» Saved data entries
■ ■ ■ ■ ■

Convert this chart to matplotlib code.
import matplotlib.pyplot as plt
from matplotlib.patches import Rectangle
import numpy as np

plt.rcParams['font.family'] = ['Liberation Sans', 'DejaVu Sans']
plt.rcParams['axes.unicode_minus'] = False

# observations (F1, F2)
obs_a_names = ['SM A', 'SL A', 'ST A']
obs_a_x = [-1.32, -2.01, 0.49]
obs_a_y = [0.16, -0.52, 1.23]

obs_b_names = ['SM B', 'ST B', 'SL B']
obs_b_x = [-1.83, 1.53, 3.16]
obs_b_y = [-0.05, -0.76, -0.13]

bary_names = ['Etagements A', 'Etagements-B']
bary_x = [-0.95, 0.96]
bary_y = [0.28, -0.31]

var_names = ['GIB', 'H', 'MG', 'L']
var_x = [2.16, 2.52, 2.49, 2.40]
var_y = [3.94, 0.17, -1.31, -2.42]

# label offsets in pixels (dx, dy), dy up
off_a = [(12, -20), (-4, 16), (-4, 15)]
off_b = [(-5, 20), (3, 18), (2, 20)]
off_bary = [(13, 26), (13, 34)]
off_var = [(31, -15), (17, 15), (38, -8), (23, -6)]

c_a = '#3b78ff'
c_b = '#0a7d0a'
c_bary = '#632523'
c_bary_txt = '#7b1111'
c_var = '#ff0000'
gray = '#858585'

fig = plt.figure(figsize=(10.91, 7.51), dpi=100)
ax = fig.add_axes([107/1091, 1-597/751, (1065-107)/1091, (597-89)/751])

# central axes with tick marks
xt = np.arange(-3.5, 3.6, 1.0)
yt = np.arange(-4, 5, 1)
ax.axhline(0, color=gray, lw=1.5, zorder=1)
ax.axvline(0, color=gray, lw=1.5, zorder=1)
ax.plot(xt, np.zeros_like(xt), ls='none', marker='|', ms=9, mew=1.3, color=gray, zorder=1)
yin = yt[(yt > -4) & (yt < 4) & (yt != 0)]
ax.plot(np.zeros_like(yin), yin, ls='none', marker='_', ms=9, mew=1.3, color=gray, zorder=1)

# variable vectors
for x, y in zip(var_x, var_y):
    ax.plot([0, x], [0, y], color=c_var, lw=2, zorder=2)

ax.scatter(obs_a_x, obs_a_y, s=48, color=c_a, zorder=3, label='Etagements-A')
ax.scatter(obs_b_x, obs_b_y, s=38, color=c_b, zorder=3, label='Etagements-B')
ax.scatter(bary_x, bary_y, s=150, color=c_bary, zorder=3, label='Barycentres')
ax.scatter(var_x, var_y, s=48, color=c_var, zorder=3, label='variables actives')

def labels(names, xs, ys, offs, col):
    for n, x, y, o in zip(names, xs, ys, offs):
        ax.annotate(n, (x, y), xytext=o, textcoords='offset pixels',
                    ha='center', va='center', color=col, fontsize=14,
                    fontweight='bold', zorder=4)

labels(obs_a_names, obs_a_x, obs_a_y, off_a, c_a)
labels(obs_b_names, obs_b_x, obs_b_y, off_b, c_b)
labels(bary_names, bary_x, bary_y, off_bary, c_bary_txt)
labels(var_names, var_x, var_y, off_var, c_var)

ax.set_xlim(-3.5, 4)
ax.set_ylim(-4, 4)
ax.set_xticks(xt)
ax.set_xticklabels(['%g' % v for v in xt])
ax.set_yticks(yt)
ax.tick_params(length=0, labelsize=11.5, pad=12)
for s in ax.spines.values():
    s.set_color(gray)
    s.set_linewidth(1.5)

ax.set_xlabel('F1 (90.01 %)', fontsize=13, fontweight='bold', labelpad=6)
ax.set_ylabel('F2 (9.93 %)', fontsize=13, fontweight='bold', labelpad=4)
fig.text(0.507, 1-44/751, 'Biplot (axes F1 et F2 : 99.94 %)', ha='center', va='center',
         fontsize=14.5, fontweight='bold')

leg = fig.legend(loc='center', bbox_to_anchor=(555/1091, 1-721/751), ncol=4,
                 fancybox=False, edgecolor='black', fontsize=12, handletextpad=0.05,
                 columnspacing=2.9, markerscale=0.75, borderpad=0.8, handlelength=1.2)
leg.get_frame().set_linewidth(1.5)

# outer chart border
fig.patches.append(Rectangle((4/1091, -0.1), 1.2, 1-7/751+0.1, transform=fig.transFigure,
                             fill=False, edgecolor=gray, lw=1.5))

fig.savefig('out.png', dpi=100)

■ ■ ■ ■ ■

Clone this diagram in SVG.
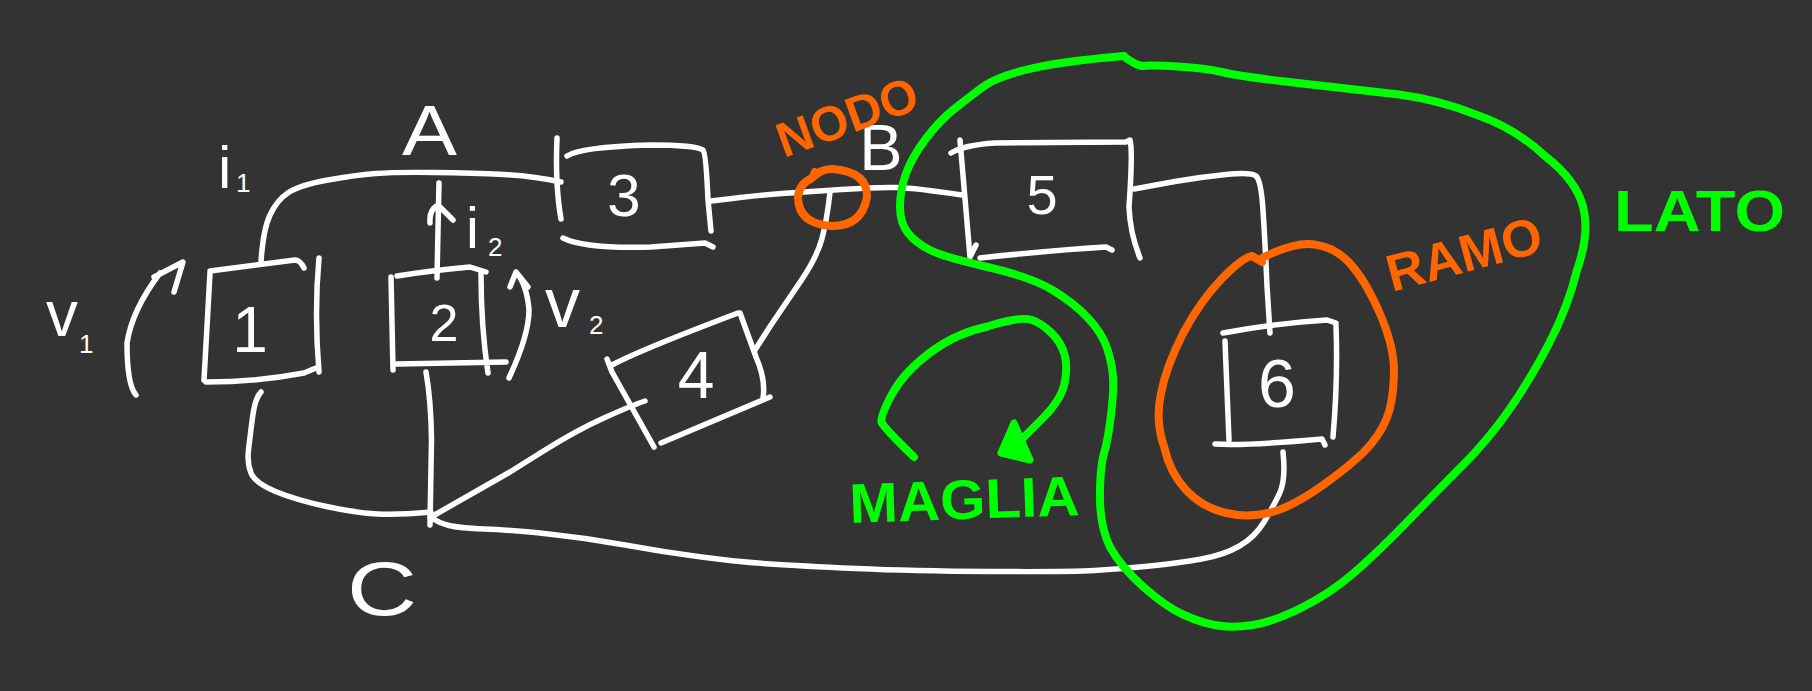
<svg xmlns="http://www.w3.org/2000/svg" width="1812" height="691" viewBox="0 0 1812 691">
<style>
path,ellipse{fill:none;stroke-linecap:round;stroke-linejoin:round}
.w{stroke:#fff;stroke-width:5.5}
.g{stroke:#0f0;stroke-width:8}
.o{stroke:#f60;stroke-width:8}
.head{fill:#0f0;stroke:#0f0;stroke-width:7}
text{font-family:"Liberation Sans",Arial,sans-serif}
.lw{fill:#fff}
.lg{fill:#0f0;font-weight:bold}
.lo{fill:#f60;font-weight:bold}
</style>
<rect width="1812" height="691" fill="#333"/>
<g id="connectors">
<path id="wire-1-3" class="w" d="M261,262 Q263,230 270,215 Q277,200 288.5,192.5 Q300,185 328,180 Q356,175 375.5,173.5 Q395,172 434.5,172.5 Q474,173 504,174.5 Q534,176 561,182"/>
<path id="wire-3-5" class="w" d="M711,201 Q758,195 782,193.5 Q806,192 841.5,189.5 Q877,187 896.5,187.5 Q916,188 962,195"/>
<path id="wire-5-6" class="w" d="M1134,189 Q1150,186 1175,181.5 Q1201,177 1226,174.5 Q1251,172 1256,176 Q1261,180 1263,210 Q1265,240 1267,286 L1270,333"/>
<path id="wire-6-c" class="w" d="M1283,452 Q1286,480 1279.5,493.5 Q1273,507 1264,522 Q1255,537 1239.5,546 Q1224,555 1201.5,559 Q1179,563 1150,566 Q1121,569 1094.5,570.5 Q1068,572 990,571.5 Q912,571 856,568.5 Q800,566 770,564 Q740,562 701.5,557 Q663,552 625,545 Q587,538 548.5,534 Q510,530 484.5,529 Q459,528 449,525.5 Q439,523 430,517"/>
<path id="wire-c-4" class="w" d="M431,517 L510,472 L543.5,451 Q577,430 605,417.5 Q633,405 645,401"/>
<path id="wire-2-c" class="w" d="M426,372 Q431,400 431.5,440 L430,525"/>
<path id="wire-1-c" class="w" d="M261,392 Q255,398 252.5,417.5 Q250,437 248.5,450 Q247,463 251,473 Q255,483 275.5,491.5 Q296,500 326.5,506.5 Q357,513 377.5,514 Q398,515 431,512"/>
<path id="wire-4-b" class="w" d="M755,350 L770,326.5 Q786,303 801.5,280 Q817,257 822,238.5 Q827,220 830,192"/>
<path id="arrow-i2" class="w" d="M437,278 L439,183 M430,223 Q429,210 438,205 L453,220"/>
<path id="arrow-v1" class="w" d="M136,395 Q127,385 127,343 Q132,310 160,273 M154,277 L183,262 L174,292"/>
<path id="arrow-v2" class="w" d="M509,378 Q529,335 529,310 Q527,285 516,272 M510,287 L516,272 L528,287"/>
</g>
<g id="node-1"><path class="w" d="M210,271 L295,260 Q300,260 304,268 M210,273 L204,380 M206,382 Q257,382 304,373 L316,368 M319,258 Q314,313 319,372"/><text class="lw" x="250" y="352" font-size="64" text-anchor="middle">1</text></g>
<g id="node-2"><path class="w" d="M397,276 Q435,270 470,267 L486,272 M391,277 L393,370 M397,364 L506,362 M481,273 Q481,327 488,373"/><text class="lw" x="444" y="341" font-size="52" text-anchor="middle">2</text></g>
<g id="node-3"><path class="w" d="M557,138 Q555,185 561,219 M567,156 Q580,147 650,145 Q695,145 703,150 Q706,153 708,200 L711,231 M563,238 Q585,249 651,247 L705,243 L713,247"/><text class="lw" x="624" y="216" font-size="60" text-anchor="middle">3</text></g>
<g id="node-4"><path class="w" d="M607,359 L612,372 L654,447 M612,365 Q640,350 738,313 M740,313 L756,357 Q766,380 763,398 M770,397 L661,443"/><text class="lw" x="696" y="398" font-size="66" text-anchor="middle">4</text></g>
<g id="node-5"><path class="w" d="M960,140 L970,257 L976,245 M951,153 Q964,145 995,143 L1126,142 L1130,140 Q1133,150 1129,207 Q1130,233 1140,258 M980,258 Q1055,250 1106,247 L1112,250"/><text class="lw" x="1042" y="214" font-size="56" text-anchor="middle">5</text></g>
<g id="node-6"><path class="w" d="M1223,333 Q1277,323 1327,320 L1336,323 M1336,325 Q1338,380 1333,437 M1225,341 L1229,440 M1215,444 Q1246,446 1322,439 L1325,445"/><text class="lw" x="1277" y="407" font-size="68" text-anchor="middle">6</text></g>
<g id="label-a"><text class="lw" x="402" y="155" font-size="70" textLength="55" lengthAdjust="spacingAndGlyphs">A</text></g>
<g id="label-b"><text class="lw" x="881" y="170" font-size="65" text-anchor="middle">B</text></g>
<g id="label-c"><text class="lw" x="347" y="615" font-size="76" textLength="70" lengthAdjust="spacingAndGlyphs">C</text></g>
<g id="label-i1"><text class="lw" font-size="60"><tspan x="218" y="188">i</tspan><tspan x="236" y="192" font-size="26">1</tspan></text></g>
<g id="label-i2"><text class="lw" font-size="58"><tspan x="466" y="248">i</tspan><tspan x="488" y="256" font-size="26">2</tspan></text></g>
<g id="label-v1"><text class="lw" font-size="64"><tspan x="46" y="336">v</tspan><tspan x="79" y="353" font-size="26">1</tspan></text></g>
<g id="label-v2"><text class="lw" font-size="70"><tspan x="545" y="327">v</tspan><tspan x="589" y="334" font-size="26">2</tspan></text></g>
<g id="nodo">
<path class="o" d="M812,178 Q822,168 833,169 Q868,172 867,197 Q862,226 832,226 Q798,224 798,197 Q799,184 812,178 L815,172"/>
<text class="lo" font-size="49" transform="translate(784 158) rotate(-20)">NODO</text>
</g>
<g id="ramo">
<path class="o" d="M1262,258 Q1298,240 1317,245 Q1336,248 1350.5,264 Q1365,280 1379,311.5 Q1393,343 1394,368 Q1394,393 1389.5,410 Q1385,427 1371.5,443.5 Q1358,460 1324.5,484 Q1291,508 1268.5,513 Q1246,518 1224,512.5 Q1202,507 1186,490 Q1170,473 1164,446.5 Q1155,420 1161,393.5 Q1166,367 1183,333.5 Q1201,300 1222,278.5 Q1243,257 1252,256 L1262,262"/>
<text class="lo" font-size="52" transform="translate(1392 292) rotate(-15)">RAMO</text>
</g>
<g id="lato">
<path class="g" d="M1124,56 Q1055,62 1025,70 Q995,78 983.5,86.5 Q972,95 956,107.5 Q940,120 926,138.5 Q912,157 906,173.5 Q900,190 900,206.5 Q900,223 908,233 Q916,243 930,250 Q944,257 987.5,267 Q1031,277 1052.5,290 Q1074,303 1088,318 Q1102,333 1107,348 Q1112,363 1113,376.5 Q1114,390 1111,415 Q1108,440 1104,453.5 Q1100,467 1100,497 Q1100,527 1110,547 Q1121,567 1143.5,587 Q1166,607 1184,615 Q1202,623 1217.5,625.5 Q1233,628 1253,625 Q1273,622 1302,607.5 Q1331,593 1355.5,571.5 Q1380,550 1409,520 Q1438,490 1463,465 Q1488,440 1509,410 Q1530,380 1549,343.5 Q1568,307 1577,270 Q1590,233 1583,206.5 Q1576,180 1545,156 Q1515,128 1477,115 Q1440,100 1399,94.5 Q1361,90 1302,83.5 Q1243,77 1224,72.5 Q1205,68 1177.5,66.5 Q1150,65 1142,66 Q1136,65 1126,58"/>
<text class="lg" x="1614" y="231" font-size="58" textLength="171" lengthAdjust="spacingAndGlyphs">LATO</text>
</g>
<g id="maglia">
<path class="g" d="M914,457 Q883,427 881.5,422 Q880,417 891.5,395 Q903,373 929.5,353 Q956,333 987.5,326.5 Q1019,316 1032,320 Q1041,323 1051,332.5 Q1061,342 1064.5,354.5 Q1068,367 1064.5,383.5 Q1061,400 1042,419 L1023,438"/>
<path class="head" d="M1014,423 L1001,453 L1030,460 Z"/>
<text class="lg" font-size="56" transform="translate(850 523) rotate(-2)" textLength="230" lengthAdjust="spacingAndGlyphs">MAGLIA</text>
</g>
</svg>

■ ■ ■ ■ ■

» Direction
Look back at the entries above. Retype the line with "Convert this chart to matplotlib code.", the line with "1-597/751, (1065-107)/1091, (597-89)/751])", and all lines in between.

» Result for this task
Convert this chart to matplotlib code.
import matplotlib.pyplot as plt
from matplotlib.patches import Rectangle
import numpy as np

plt.rcParams['font.family'] = ['Liberation Sans', 'DejaVu Sans']
plt.rcParams['axes.unicode_minus'] = False

# observations (F1, F2)
obs_a_names = ['SM A', 'SL A', 'ST A']
obs_a_x = [-1.32, -2.01, 0.49]
obs_a_y = [0.16, -0.52, 1.23]

obs_b_names = ['SM B', 'ST B', 'SL B']
obs_b_x = [-1.83, 1.53, 3.16]
obs_b_y = [-0.05, -0.76, -0.13]

bary_names = ['Etagements A', 'Etagements-B']
bary_x = [-0.95, 0.96]
bary_y = [0.28, -0.31]

var_names = ['GIB', 'H', 'MG', 'L']
var_x = [2.16, 2.52, 2.49, 2.40]
var_y = [3.94, 0.17, -1.31, -2.42]

# label offsets in pixels (dx, dy), dy up
off_a = [(12, -20), (-4, 16), (-4, 15)]
off_b = [(-5, 20), (3, 18), (2, 20)]
off_bary = [(13, 26), (13, 34)]
off_var = [(31, -15), (17, 15), (38, -8), (23, -6)]

c_a = '#3b78ff'
c_b = '#0a7d0a'
c_bary = '#632523'
c_bary_txt = '#7b1111'
c_var = '#ff0000'
gray = '#858585'

fig = plt.figure(figsize=(10.91, 7.51), dpi=100)
ax = fig.add_axes([107/1091, 1-597/751, (1065-107)/1091, (597-89)/751])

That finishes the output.